古谷 章
戦後生まれの私は当然のことながら戦時中にラジオ放送を聞いたことはない。けれど、あくまでもアーカイブスとしてのものではあるが、1945年の終戦の日の「玉音放送」や、その4年前の12月8日の開戦を知らせる「臨時ニュースを申し上げます……帝国陸海軍は本8日未明……」という放送はテレビやラジオ、あるいは映画などで何度も聞いた経験がある。私に限らず、日本人にとってリアルタイムにせよ後の録音を聞いたものにせよ、戦争に関するラジオ放送と聞いてまず思い浮かべるのはこの二つの放送ではなかろうか。
しかし、私にとってアーカイブスではなく戦争に関わるナマの放送として忘れられないのがNHKラジオで放送されていた番組、「尋ね人の時間」だ。さまざまな人からの投書に基づき「旧満州○○省○○市にお住まいだった○○さん」とか「○○連隊で一緒だった○○県出身の○○さん」などと呼びかけてNHKに連絡するよう伝えていた。
この放送番組は1962年3月末で終了しているので、1951年生まれの私にとってはちょうど小学校4年修了時(10歳)までの間に聞いた経験のはずだ。しかし、抑揚のないアナウンサーの淡々とした話し方は今でも耳に残っており、またその放送中の家の中の雰囲気も記憶から消えていない。
結婚前の私の父が戦後のシベリアに抑留されていたことをはじめ、何人かの親類や知人の消息がまだ判っていない時に、父の母(つまり私の祖母)がこの番組を聞いていたところ、父の長兄の妻がラジオのスイッチを何気なく切ってしまったので祖母が激怒して一騒動あったという話を後年になって聞いたことがある。
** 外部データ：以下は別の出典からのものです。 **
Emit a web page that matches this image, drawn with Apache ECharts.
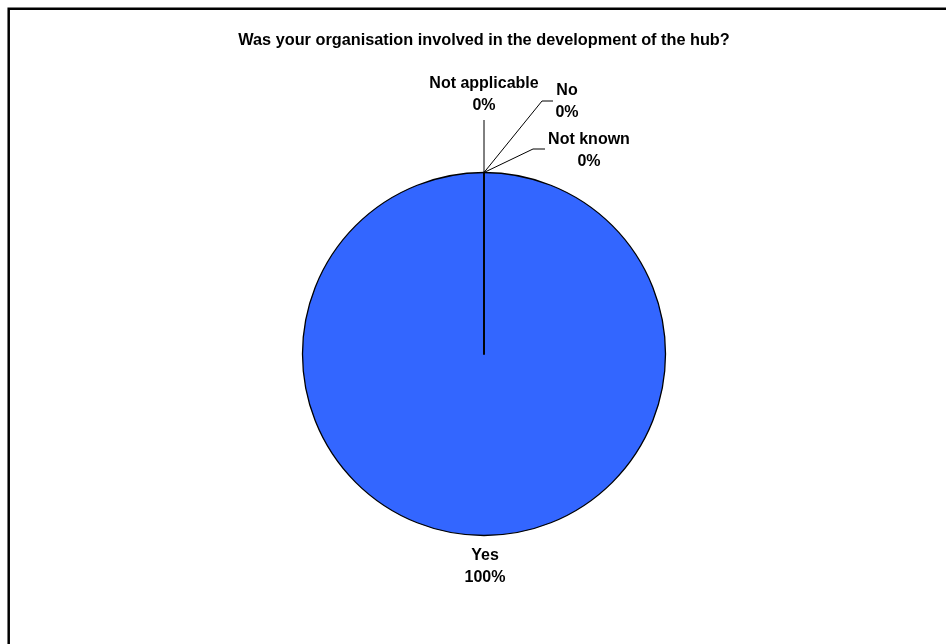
<!DOCTYPE html>
<html>
<head>
<meta charset="utf-8">
<script src="https://cdn.jsdelivr.net/npm/echarts@6/dist/echarts.min.js"></script>
<style>
html,body{margin:0;padding:0;background:#fff;}
#chart{width:946px;height:644px;}
</style>
</head>
<body>
<div id="chart"></div>
<script>
const titleText = 'Was your organisation involved in the development of the hub?';
const categories = ['Yes', 'Not applicable', 'No', 'Not known'];
const values = [100, 0, 0, 0];

const FONT = '"Liberation Sans", Arial, sans-serif';
const cx = 484, cy = 354, R = 181.5;
const topX = cx, topY = cy - R;

// label placement (layout only)
const labelPlaces = {
  'Yes':            { x: 485, y: 545, line: null },
  'Not applicable': { x: 484, y: 73,  line: [[topX, topY], [484, 120]] },
  'No':             { x: 567, y: 80,  line: [[topX, topY], [542, 101], [553, 101]] },
  'Not known':      { x: 589, y: 129, line: [[topX, topY], [533, 149], [545, 149]] }
};

const chart = echarts.init(document.getElementById('chart'), null, { renderer: 'canvas' });

const data = categories.map((c, i) => ({
  name: c,
  value: values[i],
  labelLine: { show: labelPlaces[c].line !== null }
}));

chart.setOption({
  animation: false,
  backgroundColor: '#ffffff',
  title: {
    text: titleText,
    left: 484,
    textAlign: 'center',
    top: 33,
    padding: 0,
    textStyle: { fontFamily: FONT, fontSize: 16.3, fontWeight: 'bold', color: '#000' }
  },
  graphic: [{
    type: 'rect',
    shape: { x: 8.7, y: 8.7, width: 1200, height: 1200 },
    style: { fill: 'none', stroke: '#000', lineWidth: 2.5 },
    silent: true
  }],
  series: [{
    type: 'pie',
    center: [cx, cy],
    radius: R,
    startAngle: 90,
    clockwise: true,
    minAngle: 0,
    avoidLabelOverlap: false,
    emphasis: { disabled: true },
    itemStyle: { color: '#3366FF', borderColor: '#000', borderWidth: 1.3 },
    label: {
      show: true,
      position: 'outside',
      formatter: '{b}\n{d}%',
      fontFamily: FONT,
      fontSize: 16,
      fontWeight: 'bold',
      color: '#000',
      lineHeight: 22,
      align: 'center'
    },
    labelLine: {
      show: true,
      lineStyle: { color: '#000', width: 1 }
    },
    labelLayout: function (params) {
      const p = labelPlaces[categories[params.dataIndex]];
      const res = { x: p.x, y: p.y, align: 'center', verticalAlign: 'top' };
      if (p.line) res.labelLinePoints = p.line;
      return res;
    },
    data: data
  }]
});
</script>
</body>
</html>
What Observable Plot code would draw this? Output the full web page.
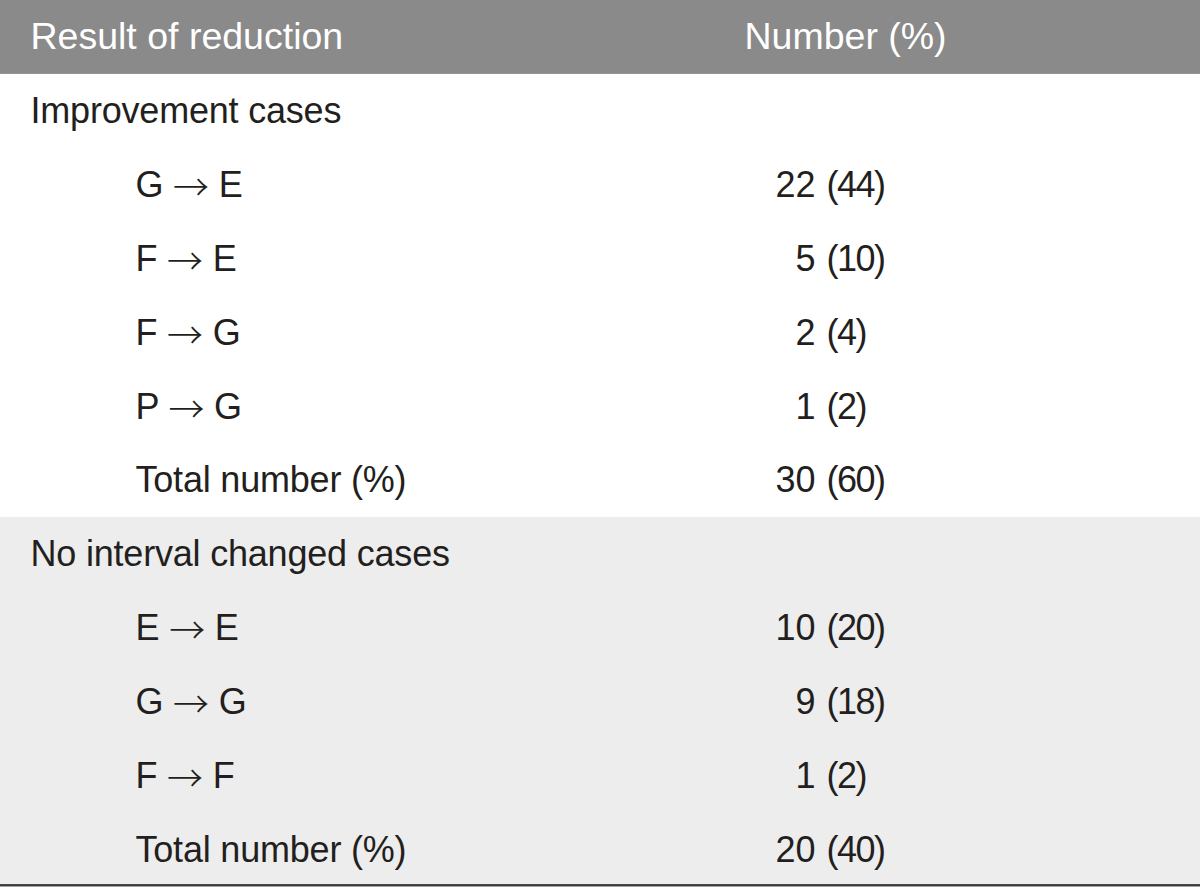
<!DOCTYPE html>
<html><head><meta charset="utf-8">
<script src="https://cdn.jsdelivr.net/npm/d3@7"></script>
<script src="https://cdn.jsdelivr.net/npm/@observablehq/plot@0.6"></script>
<style>
body{margin:0;background:#fff}
#chart svg{display:block}
.pct text{letter-spacing:-1.5px}
.lbl text{letter-spacing:-0.2px}
</style>
</head><body><div id="chart"></div>
<script>
const headers = ["Result of reduction", "Number (%)"];
const labels = ["Improvement cases","G → E","F → E","F → G","P → G","Total number (%)","No interval changed cases","E → E","G → G","F → F","Total number (%)"];
const levels = [0,1,1,1,1,1,0,1,1,1,1];
const groups = ["Improvement","Improvement","Improvement","Improvement","Improvement","Improvement","No change","No change","No change","No change","No change"];
const counts = [null,22,5,2,1,30,null,10,9,1,20];
const pcts = [null,44,10,4,2,60,null,20,18,2,40];

const rowKeys = ["header", ...labels.map((_, i) => "r" + i)];
const rows = labels.map((l, i) => ({key: "r" + i, label: l, level: levels[i], group: groups[i], count: counts[i], pct: pcts[i]}));
const valued = rows.filter(d => d.count != null);
const font = "Liberation Sans, Arial, sans-serif";
const fs = 36;
const ink = "#231f20";
const lastRow = rows.slice(-1);

const chart = Plot.plot({
  width: 1200, height: 887,
  margin: 0,
  x: {domain: [0, 1200], range: [0, 1200], axis: null},
  y: {domain: rowKeys, range: [0, 887], padding: 0, round: false, axis: null, type: "band"},
  style: {fontFamily: font, background: "#fff"},
  marks: [
    Plot.barX([{key: "header"}], {y: "key", x1: 0, x2: 1200, fill: "#8a8a8a"}),
    Plot.barX(rows.filter(d => d.group === "No change"), {y: "key", x1: 0, x2: 1200, fill: "#ecedec", insetTop: -0.5, insetBottom: -0.5}),
    Plot.barX(lastRow, {y: "key", x1: 0, x2: 1200, fill: "#3a3a3a", insetTop: 71, insetBottom: 0.6}),
    Plot.text([{key: "header", t: headers[0]}], {y: "key", x: 30, text: "t", textAnchor: "start", fill: "#fff", fontSize: 37.5}),
    Plot.text([{key: "header", t: headers[1]}], {y: "key", x: 744, text: "t", textAnchor: "start", fill: "#fff", fontSize: 37.5}),
    Plot.text(rows, {y: "key", x: d => d.level === 0 ? 30 : 135, text: "label", textAnchor: "start", fill: ink, fontSize: fs, className: "lbl"}),
    Plot.text(valued, {y: "key", x: 815, text: d => String(d.count), textAnchor: "end", fill: ink, fontSize: fs}),
    Plot.text(valued, {y: "key", x: 826, text: d => "(" + d.pct + ")", textAnchor: "start", fill: ink, fontSize: fs, className: "pct"})
  ]
});
// render arrows with a wider glyph (full-width arrow from a CJK font), nudged down to mid cap height
d3.select(chart).selectAll("text").each(function() {
  const t = this.textContent;
  if (!t.includes("→")) return;
  const sel = d3.select(this);
  sel.text(null);
  t.split(/(→)/).forEach(part => {
    if (!part) return;
    if (part === "→") {
      sel.append("tspan").text(part).attr("font-family", "Noto Sans CJK SC").attr("font-weight", 300).attr("dy", 4);
    } else {
      const ts = sel.append("tspan").text(part);
      if (sel.selectAll("tspan").size() > 1) ts.attr("dy", -4);
    }
  });
});
document.getElementById("chart").append(chart);
</script>
</body></html>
そんなこともあってか、私が物心ついたころには身内には「尋ね人」を必要とする者はいなくなっていたはずだが、ラジオからこの放送が流れている時は家の中に不思議な緊張感が漂っていたことを子ども心にも覚えている。
改めてこの番組のことを調べてみると、放送開始は終戦後1年近く経った1946年7月で、終了は先述の通り1962年3月だから16年間にわたる放送だ。
このほかにも軍人や軍属、それに開拓民などが外地から引き揚げて来る情報を伝える「復員だより」という番組が1946年1月から47年2月まで、「引揚者の時間」が47年7月から57年3月まで放送されていた。
戦後の混乱が収束していくに従い、それらの番組を集約する形で「尋ね人」の放送が戦後17年近く続いたことになる。「もはや戦後ではない」と謳った経済白書が発行されたのが56年7月だが、その後も6年近く「まだ戦後ではない」とばかりに戦後処理の一端を担っていたのがこの番組と言えよう。
しかし、終戦直後の放送開始のころは半数近くの消息が判明していたものの、判明率は年を経るにつれ大幅に下がってしまったという。そしてどのような力学が働いたのかは判らないが、1961年の年度末をもって終了ということになった。
放送されたもののうち、トータルでは4分の1ほどの消息が判明したそうだが、残る4分の3の人々に思いを馳せざるをえない。そして消息が判ったケースでもそれがすべて「ハッピーエンド」だったとは限るまい。
戦後の大変な混乱期ではあったが、後に撤回されたものの、終戦時の海外在留者はそのまま現地に留まらせようとした日本政府の動きばかりでなく、中国での新国家建国に伴う国交断絶、ソ連のスターリニズムによる人道無視の政策など、さまざまな要因が人々の人生を翻弄し狂わせてしまったのだ。官民を問わず、終戦時に海外にいた人はもちろんだが、国内にいても空襲などにより音信の途絶えてしまったケースは限りなくあるはずだ。
戦争の被害と言うと、○○作戦で○○人の戦死とか○○の空襲で○○人犠牲、あるいは引揚時に○○人死亡と「一括り」にされがちだが、そこには生身の人間がいるのだ。亡くなった一人一人にスポットを当ててみると、そこにはそれぞれの異なった悲劇があるはずだ。
それと同様に、「尋ね人の時間」で取り上げられた事案を思い起こす時、「生き別れ」あるいは「死に別れ」を問わず、番組の向こう側にはさまざまな形の悲劇が生まれていたことが容易に想像できる。そして日本の戦後処理は、その悲劇にどこまで真剣に向き合って来たのかと考えると暗澹たる気持ちにならざるをえない。